Now we show that the conditions are sufficient. We use induction on ${n}$. Let ${G}$ be a group of order ${n}$, where ${n}$ satisfies conditions (1), (2), and (3). Assume first ${G}$ is not simple. Let ${N}$ be a maximal normal subgroup of ${G}$. Then ${|N|}$ and ${|G/N|}$ are both integers smaller than ${n}$ satisfying (1), (2), and (3), so ${N}$ and ${G/N}$ are abelian by induction. Since all subgroups of ${G/N}$ are normal and ${N}$ was chosen to be maximal normal, ${G/N}$ must be cyclic of prime order, say ${p}$. Let ${P \le G}$ be a Sylow ${p}$-subgroup and let ${H \le N}$ be the product of the Sylow ${q}$-subgroups for ${q \ne p}$. Then it follows that ${G}$ is the semidirect product ${G = H : P}$.

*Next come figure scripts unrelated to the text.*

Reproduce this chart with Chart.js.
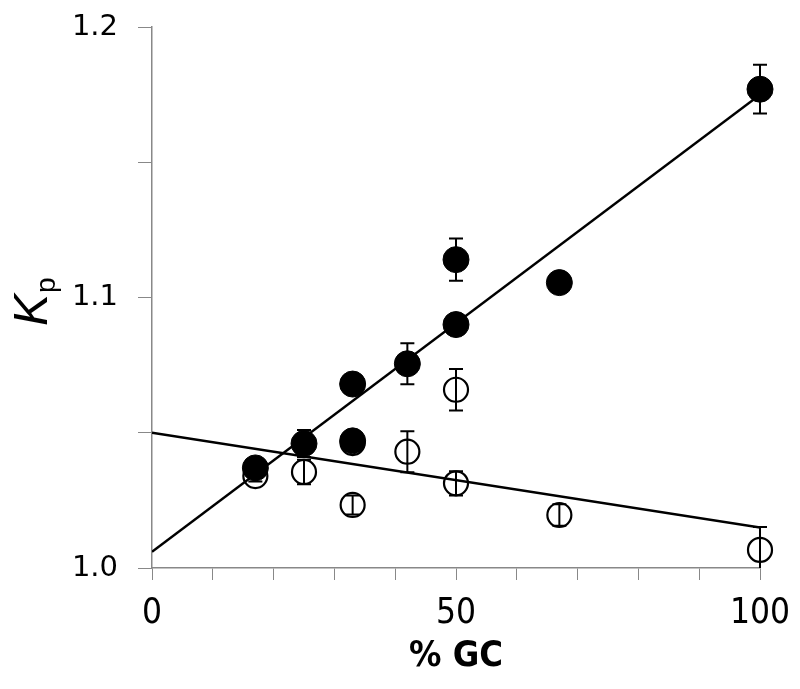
<!DOCTYPE html>
<html>
<head>
<meta charset="utf-8">
<script src="https://cdn.jsdelivr.net/npm/chart.js@4"></script>
<style>
  html, body { margin: 0; padding: 0; background: #fff; }
</style>
</head>
<body>
<canvas id="kp" width="800" height="689"></canvas>
<script>
// filled circles
const gcFilled = [17, 25, 33, 33, 42, 50, 50, 67, 100]
const kpFilled = [1.037, 1.046, 1.068, 1.047, 1.0755, 1.090, 1.114, 1.1055, 1.177]
const errFilled = [0.002, 0.005, 0.002, 0.003, 0.0076, 0.002, 0.0078, 0.003, 0.009]

// open circles
const gcOpen = [17, 25, 33, 33, 42, 50, 50, 67, 100]
const kpOpen = [1.034, 1.0355, 1.0233, 1.0462, 1.043, 1.0659, 1.0313, 1.0196, 1.0067]
const errOpen = [0.002, 0.0045, 0.0035, 0.002, 0.0076, 0.0077, 0.0045, 0.004, 0.0085]

// linear fits (end points)
const fitX = [0, 100]
const fitFilled = [1.006, 1.175]
const fitOpen = [1.050, 1.015]

const xTicks = [0, 50, 100]
const yTicks = [1.0, 1.1, 1.2]

const pts = (xs, ys) => xs.map((x, i) => ({ x: x, y: ys[i] }))

// error bars, drawn after the points
const errorBars = {
  id: 'errorBars',
  afterDatasetsDraw(chart) {
    const { ctx, chartArea, scales } = chart
    ctx.save()
    ctx.beginPath()
    ctx.rect(chartArea.left, chartArea.top - 20, chartArea.right - chartArea.left + 20, chartArea.bottom - chartArea.top + 20)
    ctx.clip()
    ctx.strokeStyle = '#000'
    ctx.lineWidth = 2
    chart.data.datasets.forEach(ds => {
      if (!ds.errors) return
      ds.data.forEach((p, i) => {
        const x = scales.x.getPixelForValue(p.x)
        const y1 = scales.y.getPixelForValue(p.y + ds.errors[i])
        const y2 = scales.y.getPixelForValue(p.y - ds.errors[i])
        ctx.beginPath()
        ctx.moveTo(x, y1); ctx.lineTo(x, y2)
        ctx.moveTo(x - 7, y1); ctx.lineTo(x + 7, y1)
        ctx.moveTo(x - 7, y2); ctx.lineTo(x + 7, y2)
        ctx.stroke()
      })
    })
    ctx.restore()
  }
}

// y axis title: italic K with subscript p
const yTitle = {
  id: 'yTitle',
  afterDraw(chart) {
    const ctx = chart.ctx
    ctx.save()
    ctx.translate(47, 326)
    ctx.rotate(-Math.PI / 2)
    ctx.fillStyle = '#000'
    ctx.textBaseline = 'alphabetic'
    ctx.textAlign = 'left'
    ctx.font = 'italic 48px "Liberation Sans"'
    ctx.fillText('K', 0, 0)
    const w = ctx.measureText('K').width
    ctx.font = '28px "Liberation Sans"'
    ctx.fillText('p', w + 1, 8)
    ctx.restore()
  }
}

const narrow = '"DejaVu Sans Condensed", "Liberation Sans", sans-serif'

new Chart(document.getElementById('kp'), {
  type: 'scatter',
  data: {
    datasets: [
      {
        data: pts(gcFilled, kpFilled),
        errors: errFilled,
        pointRadius: 13,
        pointHoverRadius: 13,
        backgroundColor: '#000',
        borderColor: '#000',
        borderWidth: 1,
        clip: false,
        order: 0
      },
      {
        data: pts(gcOpen, kpOpen),
        errors: errOpen,
        pointRadius: 12,
        pointHoverRadius: 12,
        backgroundColor: 'rgba(0,0,0,0)',
        borderColor: '#000',
        borderWidth: 2.2,
        clip: false,
        order: 1
      },
      {
        data: pts(fitX, fitFilled),
        showLine: true,
        pointRadius: 0,
        borderColor: '#000',
        borderWidth: 2.5,
        order: 2
      },
      {
        data: pts(fitX, fitOpen),
        showLine: true,
        pointRadius: 0,
        borderColor: '#000',
        borderWidth: 2.5,
        order: 3
      }
    ]
  },
  options: {
    responsive: false,
    animation: false,
    layout: { padding: { top: 27, right: 40, left: 0, bottom: 0 } },
    plugins: { legend: { display: false }, tooltip: { enabled: false } },
    scales: {
      x: {
        type: 'linear',
        min: 0,
        max: 100,
        afterFit: s => { s.height = 121; s.paddingLeft = 0; s.paddingRight = 0 },
        ticks: {
          stepSize: 10,
          autoSkip: false,
          maxRotation: 0,
          padding: 13,
          color: '#000',
          font: { family: narrow, size: 35 },
          callback: v => xTicks.includes(v) ? String(v) : ''
        },
        grid: { drawOnChartArea: false, drawTicks: true, tickLength: 12, color: '#888' },
        border: { color: '#888', width: 1.5 },
        title: {
          display: true,
          text: '% GC',
          color: '#000',
          font: { family: narrow, size: 36, weight: 'bold' },
          padding: { top: 0, bottom: 11 }
        }
      },
      y: {
        min: 1.0,
        max: 1.2,
        afterFit: s => { s.width = 152; s.paddingTop = 0; s.paddingBottom = 0 },
        ticks: {
          stepSize: 0.05,
          autoSkip: false,
          padding: 20,
          color: '#000',
          font: { family: '"DejaVu Sans", sans-serif', size: 29 },
          callback: v => yTicks.some(t => Math.abs(t - v) < 1e-6) ? v.toFixed(1) : ''
        },
        grid: { drawOnChartArea: false, drawTicks: true, tickLength: 14, color: '#888' },
        border: { color: '#888', width: 1.5 }
      }
    }
  },
  plugins: [errorBars, yTitle]
})
</script>
</body>
</html>
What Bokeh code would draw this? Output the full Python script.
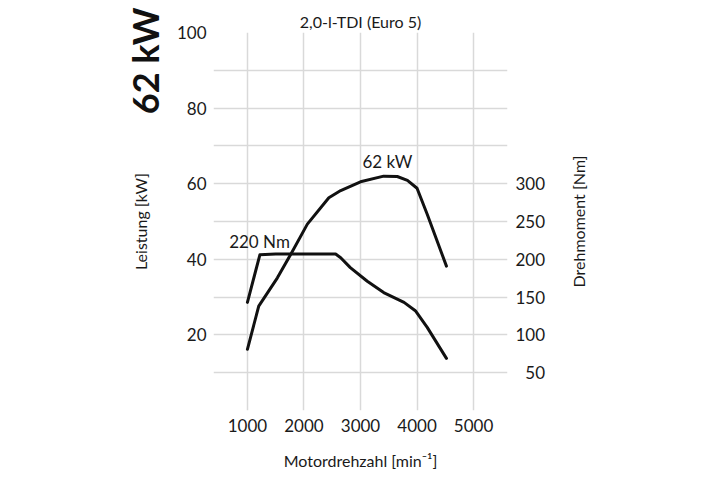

Next consider the conjugation action of ${P}$ on ${H}$. Let ${Q \le H}$ be a Sylow ${q}$-subgroup. Then ${Q}$ is isomorphic to one of ${C_q, C_{q^2}, C_q \times C_q}$, and ${\mathrm{Aut}(Q)}$ is respectively isomorphic to one of ${C_{q-1}, C_{q(q-1)}, \mathrm{GL}_2(q)}$. Note that ${|\mathrm{GL}_2(q)| = q (q-1)^2(q+1)}$. By the given conditions, none of these has order divisible by ${p}$, so ${P}$ acts trivially on ${Q}$. Hence ${P}$ acts trivially on ${H}$ and ${G = H \times P}$ is abelian, as claimed.

To finish we must rule out the possibility that ${G}$ is simple. This seems to require some nontrivial group theory. One lazy method is to note that condition (2) implies that ${n}$ is odd (or a power of ${2}$), so we are done by the Feit–Thompson theorem. An easier argument is to use Burnside’s transfer theorem, which states that if ${P}$ is a Sylow ${p}$-subgroup and ${C_G(P) = N_G(P)}$ then ${G}$ has a normal subgroup of order ${|G:P|}$ (in particular ${G}$ is not simple). In our case, let ${p}$ be the smallest prime dividing ${n}$ and let ${P}$ be a Sylow ${p}$-subgroup. Let ${C = C_G(P)}$ and ${N = N_G(P)}$. Then ${N / C}$ is isomorphic to a subgroup of ${\mathrm{Aut}(P)}$. As before ${\mathrm{Aut}(P)}$ is one of ${C_{p-1}}$, ${C_{p(p-1)}}$, or ${\mathrm{GL}_2(p)}$. The orders of these groups have no prime factor larger than ${p+1}$. Since ${p}$ is the smallest prime dividing ${n}$ and ${p > 2}$, it follows that ${N / C}$ is trivial, so we are done.

It is also possible to characterize nilpotent numbers in general, and even solvable numbers. See Pakianathan, J., & Shankar, K. (2000). Nilpotent Numbers. The American Mathematical Monthly, 107(7), 631–634. https://doi.org/10.2307/2589118.